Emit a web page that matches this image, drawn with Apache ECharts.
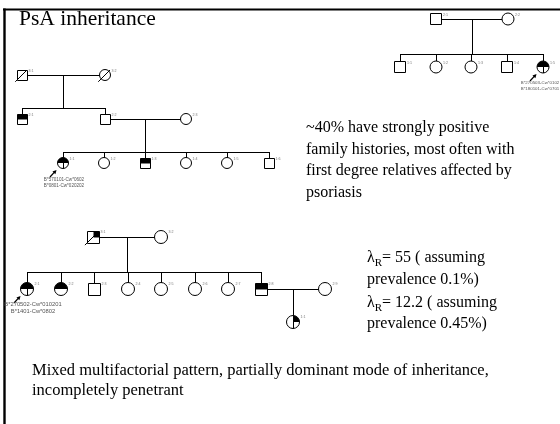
<!DOCTYPE html>
<html><head><meta charset="utf-8">
<script src="https://cdn.jsdelivr.net/npm/echarts@6/dist/echarts.min.js"></script>
<style>html,body{margin:0;padding:0;background:#fff}#c{width:560px;height:424px}</style>
</head><body><div id="c"></div>
<script>
// ---------------- data ----------------
const titleText = 'PsA inheritance';
const noteLines = ['~40% have strongly positive', 'family histories, most often with', 'first degree relatives affected by', 'psoriasis'];
const lambdaValues = ['55', '12.2'];
const prevalenceValues = ['0.1%', '0.45%'];
const footerLines = ['Mixed multifactorial pattern, partially dominant mode of inheritance,', 'incompletely penetrant'];

// Pedigree A (upper left)
const pedA_ids    = ['3:1','3:2','2:1','2:2','2:3','1:1','1:2','1:3','1:4','1:5','1:6'];
const pedA_sex    = ['M','F','M','M','F','F','F','M','F','F','M'];
const pedA_status = ['n','n','h','n','n','hq','n','h','n','n','n'];
const pedA_dead   = [1,1,0,0,0,0,0,0,0,0,0];
const pedA_x      = [22,105,22,105,186,63,104,145,186,227,269];
const pedA_y      = [75,75,119,119,119,163,163,163,163,163,163];
const pedA_families = [[0,1,[2,3],108],[3,4,[5,6,7,8,9,10],152]];
const pedA_proband = 5;
const pedA_genotype = ['B*570101-Cw*0602', 'B*0801-Cw*020202'];

// Pedigree B (upper right)
const pedB_ids    = ['2:1','2:2','1:1','1:2','1:3','1:4','1:5'];
const pedB_sex    = ['M','F','M','F','F','M','F'];
const pedB_status = ['n','n','n','n','n','n','hq'];
const pedB_dead   = [0,0,0,0,0,0,0];
const pedB_x      = [436,508,400,436,471,507,543];
const pedB_y      = [19,19,67,67,67,67,67];
const pedB_families = [[0,1,[2,3,4,5,6],54]];
const pedB_proband = 6;
const pedB_genotype = ['B*270503-Cw*0102', 'B*180101-Cw*0701'];

// Pedigree C (lower)
const pedC_ids    = ['3:1','3:2','2:1','2:2','2:3','2:4','2:5','2:6','2:7','2:8','2:9','1:1'];
const pedC_sex    = ['M','F','F','F','M','F','F','F','F','M','F','F'];
const pedC_status = ['q','n','hq','h','n','n','n','n','n','h','n','q'];
const pedC_dead   = [1,0,0,0,0,0,0,0,0,0,0,0];
const pedC_x      = [93,161,27,61,94,128,161,195,228,261,325,293];
const pedC_y      = [237,237,289,289,289,289,289,289,289,289,289,322];
const pedC_families = [[0,1,[2,3,4,5,6,7,8,9],272],[9,10,[11],null]];
const pedC_proband = 2;
const pedC_genotype = ['B*270502-Cw*010201', 'B*1401-Cw*0802'];

// ---------------- presentation ----------------
const SERIF = '"Liberation Serif","Times New Roman",serif';
const SANS = '"Liberation Sans",Arial,sans-serif';
const peds = [
  {ids:pedA_ids, sex:pedA_sex, st:pedA_status, dead:pedA_dead, x:pedA_x, y:pedA_y, fam:pedA_families, proband:pedA_proband, geno:pedA_genotype,
   size:10, genoFont:4.6, genoDx:1, genoDy:[17,23]},
  {ids:pedB_ids, sex:pedB_sex, st:pedB_status, dead:pedB_dead, x:pedB_x, y:pedB_y, fam:pedB_families, proband:pedB_proband, geno:pedB_genotype,
   size:11, genoFont:4.4, genoDx:-3, genoDy:[16,22]},
  {ids:pedC_ids, sex:pedC_sex, st:pedC_status, dead:pedC_dead, x:pedC_x, y:pedC_y, fam:pedC_families, proband:pedC_proband, geno:pedC_genotype,
   size:12, genoFont:5.8, genoDx:6, genoDy:[15,22]}
];

const personData = [];
peds.forEach((P, p) => P.ids.forEach((id, i) => personData.push([P.x[i], P.y[i], p, i])));

const segData = [];
peds.forEach(P => {
  const h = P.size / 2;
  P.fam.forEach(([f, m, kids, sibY]) => {
    const fx = P.x[f], mx = P.x[m], y = P.y[f];
    const l = Math.min(fx, mx), r = Math.max(fx, mx);
    segData.push([l + h, y, r - h, y]);
    const mid = (fx + mx) / 2;
    if (kids.length === 1) {
      segData.push([mid, y, mid, P.y[kids[0]] - h]);
    } else {
      segData.push([mid, y, mid, sibY]);
      const xs = kids.map(k => P.x[k]);
      segData.push([Math.min(...xs), sibY, Math.max(...xs), sibY]);
      kids.forEach(k => segData.push([P.x[k], sibY, P.x[k], P.y[k] - h]));
    }
  });
});

const crisp = v => Math.round(v - 0.5) + 0.5;
const INK = '#000';

function renderPerson(params, api) {
  const p = api.value(2), i = api.value(3);
  const P = peds[p];
  const c = api.coord([api.value(0), api.value(1)]);
  const s = api.size([P.size, P.size])[0];
  const cx = Math.round(c[0]), cy = Math.round(c[1]), h = s / 2;
  const sex = P.sex[i], st = P.st[i];
  const ch = [];
  if (sex === 'M') {
    const x0 = crisp(cx - h), y0 = crisp(cy - h);
    ch.push({type:'rect', shape:{x:x0, y:y0, width:s, height:s}, style:{fill:'#fff'}});
    if (st === 'h' || st === 'hq') ch.push({type:'rect', shape:{x:x0, y:y0, width:s, height:s/2}, style:{fill:INK}});
    if (st === 'q') ch.push({type:'rect', shape:{x:x0 + s/2, y:y0, width:s/2, height:s/2}, style:{fill:INK}});
    ch.push({type:'rect', shape:{x:x0, y:y0, width:s, height:s}, style:{fill:null, stroke:INK, lineWidth:1}});
  } else {
    const r = h + 0.5;
    ch.push({type:'circle', shape:{cx, cy, r}, style:{fill:'#fff'}});
    if (st === 'h' || st === 'hq') ch.push({type:'sector', shape:{cx, cy, r0:0, r, startAngle:Math.PI, endAngle:2*Math.PI, clockwise:true}, style:{fill:INK}});
    if (st === 'q') ch.push({type:'sector', shape:{cx, cy, r0:0, r, startAngle:1.5*Math.PI, endAngle:2*Math.PI, clockwise:true}, style:{fill:INK}});
    if (st === 'hq' || st === 'q') ch.push({type:'line', shape:{x1:cx + 0.5, y1:cy, x2:cx + 0.5, y2:cy + r}, style:{stroke:INK, lineWidth:1}});
    ch.push({type:'circle', shape:{cx, cy, r}, style:{fill:null, stroke:INK, lineWidth:1}});
  }
  if (P.dead[i]) {
    ch.push({type:'line', shape:{x1:cx - h*1.35, y1:cy + h*1.35, x2:cx + h, y2:cy - h}, style:{stroke:INK, lineWidth:1}});
  }
  ch.push({type:'text', style:{text:P.ids[i], x:cx + h + 1.5, y:cy - h + 1, fontSize:3.6, fontFamily:SANS, fill:'#777',
    align:'left', verticalAlign:'middle', textAlign:'left', textVerticalAlign:'middle'}});
  if (i === P.proband) {
    const A = [cx - 13, cy + 14], T = [cx - 6.5, cy + 7];
    const dx = T[0] - A[0], dy = T[1] - A[1], L = Math.hypot(dx, dy), ux = dx / L, uy = dy / L;
    const nx = -uy, ny = ux, hl = 3.8, hw = 2;
    ch.push({type:'line', shape:{x1:A[0], y1:A[1], x2:T[0] - ux*2, y2:T[1] - uy*2}, style:{stroke:INK, lineWidth:1.2}});
    ch.push({type:'polygon', shape:{points:[T, [T[0] - ux*hl + nx*hw, T[1] - uy*hl + ny*hw], [T[0] - ux*hl - nx*hw, T[1] - uy*hl - ny*hw]]}, style:{fill:INK}});
    P.geno.forEach((g, k) => ch.push({type:'text', style:{text:g, x:cx + P.genoDx, y:cy + P.genoDy[k], fontSize:P.genoFont, fontFamily:SANS, fill:'#555',
      align:'center', verticalAlign:'middle', textAlign:'center', textVerticalAlign:'middle'}}));
  }
  return {type:'group', children:ch};
}

function renderSeg(params, api) {
  const a = api.coord([api.value(0), api.value(1)]);
  const b = api.coord([api.value(2), api.value(3)]);
  let x1 = a[0], y1 = a[1], x2 = b[0], y2 = b[1];
  if (Math.abs(y1 - y2) < 0.01) { y1 = y2 = crisp(y1); }
  if (Math.abs(x1 - x2) < 0.01) { x1 = x2 = crisp(x1); }
  return {type:'line', shape:{x1, y1, x2, y2}, style:{stroke:INK, lineWidth:1}};
}

const lambdaRich = {
  l: {fontSize:16, fontFamily:SERIF, lineHeight:21.5, fill:INK},
  s: {fontSize:11, fontFamily:SERIF, lineHeight:10, verticalAlign:'bottom', fill:INK},
  t: {fontSize:16, fontFamily:SERIF, lineHeight:21.5, fill:INK}
};
const lambdaText = k => `{l|λ}{s|R}{t|= ${lambdaValues[k]} ( assuming}\n{t|prevalence ${prevalenceValues[k]})}`;

const option = {
  animation: false,
  backgroundColor: '#fff',
  grid: {left:0, right:0, top:0, bottom:0},
  xAxis: {type:'value', min:0, max:560, show:false},
  yAxis: {type:'value', min:0, max:424, inverse:true, show:false},
  series: [
    {type:'custom', name:'links', data:segData, renderItem:renderSeg, clip:false, encode:{x:[0,2], y:[1,3]}, silent:true},
    {type:'custom', name:'persons', data:personData, renderItem:renderPerson, clip:false, encode:{x:0, y:1}, silent:true}
  ],
  graphic: [
    {type:'line', shape:{x1:3, y1:9.5, x2:560, y2:9.5}, style:{stroke:INK, lineWidth:2.2}},
    {type:'line', shape:{x1:4.5, y1:8.5, x2:4.5, y2:424}, style:{stroke:INK, lineWidth:2.4}},
    {type:'text', x:19, y:19.5, style:{text:titleText, font:'21.5px ' + SERIF, fill:INK, align:'left', verticalAlign:'middle', textAlign:'left', textVerticalAlign:'middle'}},
    {type:'text', x:306, y:117.5, style:{text:noteLines.join('\n'), font:'16px ' + SERIF, lineHeight:21.5, fill:INK, align:'left', verticalAlign:'top', textAlign:'left', textVerticalAlign:'top'}},
    {type:'text', x:367, y:247.5, style:{text:lambdaText(0), rich:lambdaRich, fill:INK, align:'left', verticalAlign:'top', textAlign:'left', textVerticalAlign:'top'}},
    {type:'text', x:367, y:292, style:{text:lambdaText(1), rich:lambdaRich, fill:INK, align:'left', verticalAlign:'top', textAlign:'left', textVerticalAlign:'top'}},
    {type:'text', x:32, y:361, style:{text:footerLines.join('\n'), font:'16.5px ' + SERIF, lineHeight:20, fill:INK, align:'left', verticalAlign:'top', textAlign:'left', textVerticalAlign:'top'}}
  ]
};
const chart = echarts.init(document.getElementById('c'));
chart.setOption(option);
</script>
</body></html>
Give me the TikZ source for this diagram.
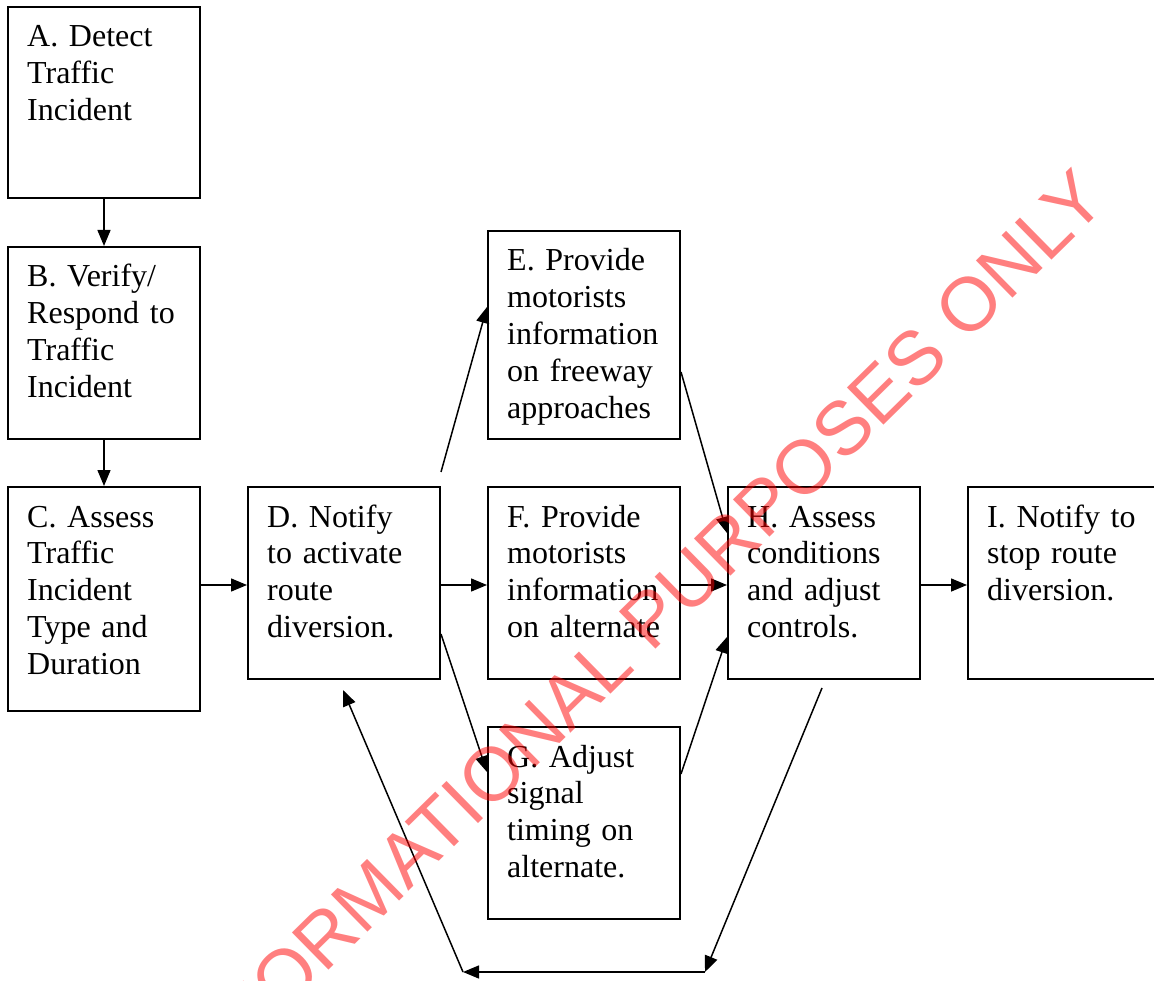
\documentclass[tikz,border=0pt]{standalone}
\usepackage{fontspec}
\setmainfont{Liberation Serif}
\newfontfamily\wmfont{Liberation Sans}
\usetikzlibrary{arrows.meta,calc}

\tikzset{
  stepbox/.style={draw, line width=2pt, rectangle, inner sep=0pt, minimum width=192pt, minimum height=191.5pt, anchor=north west},
  steptext/.style={inner sep=0pt, anchor=base west, text width=176pt, align=left,
    font={\fontsize{32}{36.8}\selectfont}},
  flow/.style={line width=1.5pt, -{Triangle[length=16pt,width=13pt]}},
  wmark/.style={inner sep=0pt, text=red, text opacity=0.5,
    font={\wmfont\fontsize{75.8}{80}\selectfont}}
}

\begin{document}
\begin{tikzpicture}[x=1pt,y=-1pt]
\useasboundingbox (0,0) rectangle (1154,981);
\clip (0,0) rectangle (1154,981);

% process boxes
\node[stepbox, minimum height=191pt] (A) at (7,6) {};
\node[stepbox] (B) at (7,246) {};
\node[stepbox, minimum height=224pt] (C) at (7,486) {};
\node[stepbox] (D) at (247,486) {};
\node[stepbox, minimum height=207.5pt] (E) at (487,230) {};
\node[stepbox] (F) at (487,486) {};
\node[stepbox] (G) at (487,726) {};
\node[stepbox] (H) at (727,486) {};
\node[stepbox] (I) at (967,486) {};

% box captions
\node[steptext] (At) at ($(A.north west)+(20,41)$) {A. Detect\\Traffic\\Incident};
\node[steptext] (Bt) at ($(B.north west)+(20,41)$) {B. Verify/\\Respond to\\Traffic\\Incident};
\node[steptext] (Ct) at ($(C.north west)+(20,41)$) {C. Assess\\Traffic\\Incident\\Type and\\Duration};
\node[steptext] (Dt) at ($(D.north west)+(20,41)$) {D. Notify\\to activate\\route\\diversion.};
\node[steptext] (Et) at ($(E.north west)+(20,41)$) {E. Provide\\motorists\\information\\on freeway\\approaches};
\node[steptext] (Ft) at ($(F.north west)+(20,41)$) {F. Provide\\motorists\\information\\on alternate};
\node[steptext] (Gt) at ($(G.north west)+(20,41)$) {G. Adjust\\signal\\timing on\\alternate.};
\node[steptext] (Ht) at ($(H.north west)+(20,41)$) {H. Assess\\conditions\\and adjust\\controls.};
\node[steptext] (It) at ($(I.north west)+(20,41)$) {I. Notify to\\stop route\\diversion.};

% main flow
\draw[flow] (A.south) -- (B.north);
\draw[flow] (B.south) -- (C.north);
\draw[flow] ($(C.north east)+(0,99)$) -- ($(D.north west)+(0,99)$);
\draw[flow] ($(D.north east)+(0,99)$) -- ($(F.north west)+(0,99)$);
\draw[flow] ($(F.north east)+(0,99)$) -- ($(H.north west)+(0,99)$);
\draw[flow] ($(H.north east)+(0,99)$) -- ($(I.north west)+(0,99)$);

% branches through E and G
\draw[flow] ($(D.north east)+(0,-14)$) -- ($(E.north west)+(0,77)$);
\draw[flow] ($(E.north east)+(0,142)$) -- ($(H.north west)+(0,47)$);
\draw[flow] ($(D.north east)+(0,148)$) -- ($(G.north west)+(0,46)$);
\draw[flow] ($(G.north east)+(0,48)$) -- ($(H.north west)+(0,151)$);

% feedback loop from H back to D
\coordinate (br) at (705,972);
\coordinate (bl) at (463,972);
\draw[flow] ($(H.south west)+(95,8.5)$) -- (br);
\draw[flow] (br) -- (bl);
\draw[flow] (bl) -- ($(D.south west)+(96,10.5)$);

% watermark
\node[wmark, anchor=base east, rotate=44.5] (wm) at (1110,203) {INFORMATIONAL PURPOSES ONLY};
\end{tikzpicture}
\end{document}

» SHORT EXERCISE: Copy out every line of the data that includes the word "with".

» TASK RESULT:
Emit a web page that matches this image, drawn with Apache ECharts.
const noteLines = ['~40% have strongly positive', 'family histories, most often with', 'first degree relatives affected by', 'psoriasis'];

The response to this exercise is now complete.